What are the other sources to fund your startup?

 If you don’t like the idea of taking a loan, there are several other ways to raise funds for your startup, here are some more avenues to raise funds.

  1. Friends and Family– This is the most common way how most startups begin their journey. It is the easiest, quickest and the most informal way to acquire funds. However, you have to be careful when you are pulling in resources from your near ones. Explain your business plan in detail and spell out the investments and the risks for everyone. You also need to legally set in place the responsibility, amount, equity or repayment terms, collaterals, and other aspects of the investment.
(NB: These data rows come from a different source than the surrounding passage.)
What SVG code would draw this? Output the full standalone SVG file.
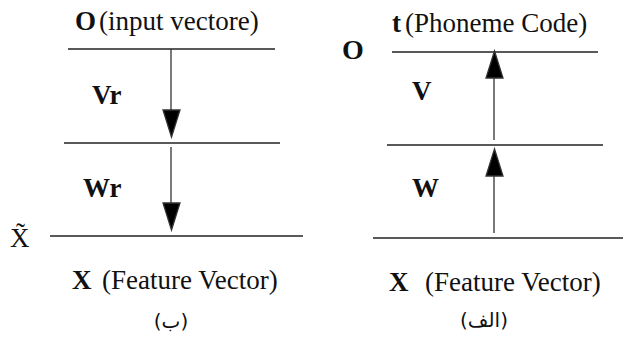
<svg xmlns="http://www.w3.org/2000/svg" width="624" height="338" viewBox="0 0 624 338">
<defs>
  <polygon id="head" points="-8.5,0 8.5,0 0,27" fill="#000"/>
</defs>
<rect width="624" height="338" fill="#fff"/>
<g id="left-panel">
  <g id="left-top">
    <text font-family="Times New Roman" font-size="27" fill="#111" x="75" y="30" font-weight="bold">O</text>
    <text font-family="Times New Roman" font-size="27" fill="#111" x="99" y="30">(input vectore)</text>
    <line x1="68" y1="49" x2="275" y2="49" stroke="#222" stroke-width="1.4"/>
  </g>
  <g id="left-mid">
    <line x1="64" y1="143" x2="280" y2="143" stroke="#222" stroke-width="1.4"/>
  </g>
  <g id="left-bottom">
    <text font-family="Times New Roman" font-size="27" fill="#111" x="10" y="247">X̃</text>
    <line x1="50" y1="236" x2="303" y2="236" stroke="#222" stroke-width="1.4"/>
    <text font-family="Times New Roman" font-size="27" fill="#111" x="72" y="289" font-weight="bold">X</text>
    <text font-family="Times New Roman" font-size="27" fill="#111" x="102" y="289">(Feature Vector)</text>
    <text font-family="DejaVu Sans" font-size="20" fill="#111" x="171" y="328" text-anchor="middle">(ب)</text>
  </g>
  <g id="left-labels">
    <text font-family="Times New Roman" font-size="27" fill="#111" x="92" y="104" font-weight="bold">Vr</text>
    <text font-family="Times New Roman" font-size="27" fill="#111" x="83" y="197" font-weight="bold">Wr</text>
  </g>
</g>
<g id="right-panel">
  <g id="right-top">
    <text font-family="Times New Roman" font-size="28" fill="#111" x="342" y="59" font-weight="bold">O</text>
    <text font-family="Times New Roman" font-size="27" fill="#111" x="392" y="32" font-weight="bold">t</text>
    <text font-family="Times New Roman" font-size="27" fill="#111" x="405" y="32">(Phoneme Code)</text>
    <line x1="392" y1="52" x2="598" y2="52" stroke="#222" stroke-width="1.4"/>
  </g>
  <g id="right-mid">
    <line x1="387" y1="145" x2="603" y2="145" stroke="#222" stroke-width="1.4"/>
  </g>
  <g id="right-bottom">
    <line x1="373" y1="238" x2="623" y2="238" stroke="#222" stroke-width="1.4"/>
    <text font-family="Times New Roman" font-size="27" fill="#111" x="389" y="291" font-weight="bold">X</text>
    <text font-family="Times New Roman" font-size="27" fill="#111" x="425" y="291">(Feature Vector)</text>
    <text font-family="DejaVu Sans" font-size="20" fill="#111" x="484" y="327" text-anchor="middle">(الف)</text>
  </g>
  <g id="right-labels">
    <text font-family="Times New Roman" font-size="27" fill="#111" x="412" y="100" font-weight="bold">V</text>
    <text font-family="Times New Roman" font-size="27" fill="#111" x="412" y="197" font-weight="bold">W</text>
  </g>
</g>
<g id="connectors" stroke="#333" stroke-width="1.3">
  <line x1="171" y1="49" x2="171" y2="112"/>
  <use href="#head" x="171.5" y="110"/>
  <line x1="171" y1="147" x2="171" y2="205"/>
  <use href="#head" x="171.5" y="203"/>
  <line x1="494" y1="140" x2="494" y2="76"/>
  <use href="#head" transform="translate(494.5,78) scale(1,-1)"/>
  <line x1="494" y1="233" x2="494" y2="174"/>
  <use href="#head" transform="translate(494.5,176) scale(1,-1)"/>
</g>
</svg>
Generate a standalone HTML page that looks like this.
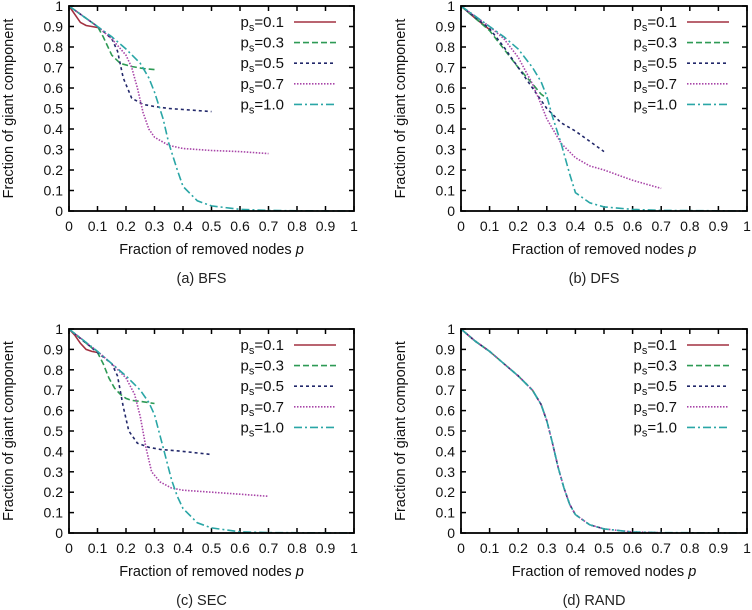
<!DOCTYPE html>
<html><head><meta charset="utf-8">
<style>
html,body{margin:0;padding:0;background:#fff;}
svg{display:block;font-family:"Liberation Sans",Arial,sans-serif;}
</style></head>
<body>
<svg id="fig" width="752" height="610" viewBox="0 0 752 610"></svg>
<script>
const seriesLabels = ["0.1","0.3","0.5","0.7","1.0"];
const xTicks = [0,0.1,0.2,0.3,0.4,0.5,0.6,0.7,0.8,0.9,1];
const yTicks = [0,0.1,0.2,0.3,0.4,0.5,0.6,0.7,0.8,0.9,1];
const xTickLabels = ["0","0.1","0.2","0.3","0.4","0.5","0.6","0.7","0.8","0.9","1"];
const yTickLabels = ["0","0.1","0.2","0.3","0.4","0.5","0.6","0.7","0.8","0.9","1"];
const captions = ["(a)   BFS","(b)   DFS","(c)   SEC","(d)   RAND"];

// Panel a (BFS)
const bfsX = [
 [0,0.02,0.04,0.06,0.08,0.1],
 [0,0.05,0.1,0.12,0.15,0.18,0.22,0.26,0.3],
 [0,0.05,0.1,0.15,0.17,0.19,0.22,0.26,0.3,0.35,0.4,0.5],
 [0,0.1,0.15,0.2,0.22,0.24,0.26,0.28,0.3,0.35,0.4,0.5,0.6,0.7],
 [0,0.1,0.15,0.2,0.25,0.28,0.3,0.33,0.35,0.38,0.4,0.45,0.5,0.6,0.7,0.8,1.0]];
const bfsY = [
 [1,0.96,0.92,0.905,0.9,0.895],
 [1,0.95,0.9,0.85,0.76,0.72,0.705,0.695,0.69],
 [1,0.95,0.9,0.84,0.78,0.65,0.55,0.52,0.51,0.5,0.495,0.485],
 [1,0.9,0.84,0.76,0.7,0.6,0.48,0.4,0.36,0.32,0.305,0.295,0.29,0.28],
 [1,0.9,0.85,0.79,0.72,0.65,0.58,0.45,0.33,0.2,0.12,0.05,0.025,0.008,0.003,0.001,0]];
// Panel b (DFS)
const dfsX = [
 [0,0.05,0.1],
 [0,0.1,0.15,0.2,0.25,0.28,0.3],
 [0,0.1,0.15,0.2,0.25,0.3,0.35,0.4,0.45,0.5],
 [0,0.1,0.15,0.2,0.25,0.28,0.3,0.35,0.4,0.45,0.5,0.6,0.7],
 [0,0.1,0.15,0.2,0.25,0.28,0.3,0.32,0.35,0.38,0.4,0.45,0.5,0.6,0.7,1]];
const dfsY = [
 [1,0.94,0.885],
 [1,0.88,0.79,0.7,0.62,0.57,0.55],
 [1,0.89,0.8,0.7,0.6,0.5,0.43,0.39,0.34,0.29],
 [1,0.9,0.84,0.75,0.62,0.52,0.45,0.33,0.26,0.22,0.2,0.15,0.11],
 [1,0.9,0.85,0.79,0.7,0.63,0.56,0.46,0.33,0.18,0.09,0.04,0.02,0.008,0.003,0]];
// Panel c (SEC)
const secX = [
 [0,0.02,0.04,0.06,0.08,0.1],
 [0,0.1,0.12,0.14,0.16,0.18,0.2,0.22,0.25,0.3],
 [0,0.1,0.15,0.17,0.19,0.21,0.24,0.28,0.32,0.4,0.5],
 [0,0.1,0.15,0.2,0.23,0.25,0.27,0.29,0.32,0.36,0.4,0.5,0.6,0.7],
 [0,0.1,0.15,0.2,0.25,0.28,0.3,0.33,0.36,0.38,0.4,0.45,0.5,0.6,0.7,1]];
const secY = [
 [1,0.97,0.93,0.9,0.89,0.885],
 [1,0.885,0.83,0.76,0.71,0.68,0.66,0.65,0.645,0.635],
 [1,0.885,0.83,0.77,0.62,0.5,0.44,0.42,0.41,0.4,0.385],
 [1,0.89,0.83,0.76,0.68,0.57,0.42,0.3,0.25,0.22,0.21,0.2,0.19,0.18],
 [1,0.89,0.83,0.77,0.7,0.64,0.58,0.42,0.26,0.18,0.12,0.05,0.025,0.006,0.002,0]];
// Panel d (RAND)
const randX = [0,0.05,0.1,0.15,0.2,0.25,0.28,0.3,0.32,0.34,0.36,0.38,0.4,0.45,0.5,0.6,0.7,1];
const randY = [1,0.94,0.89,0.83,0.77,0.7,0.63,0.55,0.44,0.32,0.22,0.14,0.09,0.04,0.02,0.005,0.002,0];
const randLimits = [0.1,0.3,0.5,0.7,1.0];

const colors = ["#a23040","#2e9a55","#22286a","#a845a8","#2aa6a6"];
const dashes = ["","6,3","3,3","1.5,1.5","8,3,2,3"];
const NS = "http://www.w3.org/2000/svg";
const svg = document.getElementById("fig");
function mk(tag, attrs, parent){const e=document.createElementNS(NS,tag);for(const k in attrs)e.setAttribute(k,attrs[k]);(parent||svg).appendChild(e);return e;}

function randSeries(lim){const xs=[],ys=[];for(let i=0;i<randX.length;i++){if(randX[i]<=lim+1e-9){xs.push(randX[i]);ys.push(randY[i]);}}return [xs,ys];}

const panels = [
 {x0:69,x1:354,y0:211,y1:6,cap:0,xs:bfsX,ys:bfsY,name:"bfs"},
 {x0:461,x1:747,y0:211,y1:6,cap:1,xs:dfsX,ys:dfsY,name:"dfs"},
 {x0:69,x1:354,y0:533,y1:329,cap:2,xs:secX,ys:secY,name:"sec"},
 {x0:461,x1:747,y0:533,y1:329,cap:3,xs:randLimits.map(l=>randSeries(l)[0]),ys:randLimits.map(l=>randSeries(l)[1]),name:"rand"}
];

panels.forEach(p=>{
  const g = mk("g",{});
  
  
  const sx = v => p.x0 + v*(p.x1-p.x0);
  const sy = v => p.y0 + v*(p.y1-p.y0);
  xTicks.forEach((t,i)=>{
    const x=sx(t);
    mk("line",{x1:x,x2:x,y1:p.y0,y2:p.y0-5,stroke:"#000","stroke-width":1.5},g);
    mk("line",{x1:x,x2:x,y1:p.y1,y2:p.y1+5,stroke:"#000","stroke-width":1.5},g);
    const tl=mk("text",{x:x,y:p.y0+20,"text-anchor":"middle","font-size":14,fill:"#111"},g);
    tl.textContent=xTickLabels[i];
    
    
  });
  yTicks.forEach((t,i)=>{
    const y=sy(t);
    mk("line",{x1:p.x0,x2:p.x0+5,y1:y,y2:y,stroke:"#000","stroke-width":1.5},g);
    mk("line",{x1:p.x1,x2:p.x1-5,y1:y,y2:y,stroke:"#000","stroke-width":1.5},g);
    const tl=mk("text",{x:p.x0-6,y:y+5,"text-anchor":"end","font-size":14,fill:"#111"},g);
    tl.textContent=yTickLabels[i];
    
    
  });
  p.xs.forEach((xs,si)=>{
    const d = xs.map((v,i)=>(i?"L":"M")+sx(v).toFixed(1)+","+sy(p.ys[si][i]).toFixed(1)).join("");
    const path = mk("path",{d:d,fill:"none",stroke:colors[si],"stroke-width":1.6,"stroke-dasharray":dashes[si]},g);
    
    
  });
  mk("rect",{x:p.x0,y:p.y1,width:p.x1-p.x0,height:p.y0-p.y1,fill:"none",stroke:"#000","stroke-width":1.8},g);
  seriesLabels.forEach((lab,i)=>{
    const ly = p.y1 + 16 + i*20.6;
    const te = mk("text",{x:p.x1-70,y:ly+5,"text-anchor":"end","font-size":15,fill:"#111"},g);
    te.innerHTML = 'p<tspan font-size="11" dy="4">s</tspan><tspan dy="-4">='+lab+'</tspan>';
    
    
    mk("line",{x1:p.x1-60,x2:p.x1-18,y1:ly,y2:ly,stroke:colors[i],"stroke-width":1.6,"stroke-dasharray":dashes[i]},g);
  });
  const xt = mk("text",{x:(p.x0+p.x1)/2,y:p.y0+43,"text-anchor":"middle","font-size":14.5,fill:"#111"},g);
  xt.innerHTML = 'Fraction of removed nodes <tspan font-style="italic">p</tspan>';
  
  
  const cy=(p.y0+p.y1)/2, cx=p.x0-56;
  const yt = mk("text",{x:cx,y:cy,"text-anchor":"middle","font-size":14.5,fill:"#111",transform:"rotate(-90 "+cx+" "+cy+")"},g);
  yt.textContent = "Fraction of giant component";
  
  
  const cp = mk("text",{x:(p.x0+p.x1)/2-10,y:p.y0+72,"text-anchor":"middle","font-size":14.5,fill:"#222"},g);
  cp.setAttribute("xml:space","preserve");
  cp.textContent = captions[p.cap];
  
  
});
</script>
</body></html>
Remember that you are putting your personal relationships at risk too and if your business fails for some reason, it won’t be easy to repair the relations.
  2. Venture Capitalism – If you can project a solid business plan or prospect in your startup then you can approach and attract investors who have the capital to invest in your business. There are certain advantages to venture capital investments. They normally lookout for and focus on high growth areas. They are more willing to take greater risk than traditional financing but this might be in exchange for higher returns. They also have a bigger scope of investment but they also come at a cost. Most venture capitalists invest in exchange of equity so you might have to give up some of the controls of your startup.
  3. Crowdfunding – Crowdfunding is exactly what the name suggests – raising funds for your startup from a crowd. These people, called crowdfunders contribute financially but are not technically investing in your business as they don’t receive any equity or financial return. Instead, they get a gift which commonly is the product you plan to produce. This works well if you are producing something physical e.g. a bag, or a mention in the credits of a creative product, like a film. Crowdfunding presents a low-risk situation as you are under no obligation to repay your funders while retaining full control of your business. There are a number of crowdfunding platforms and you need to check the rules in detail before using them.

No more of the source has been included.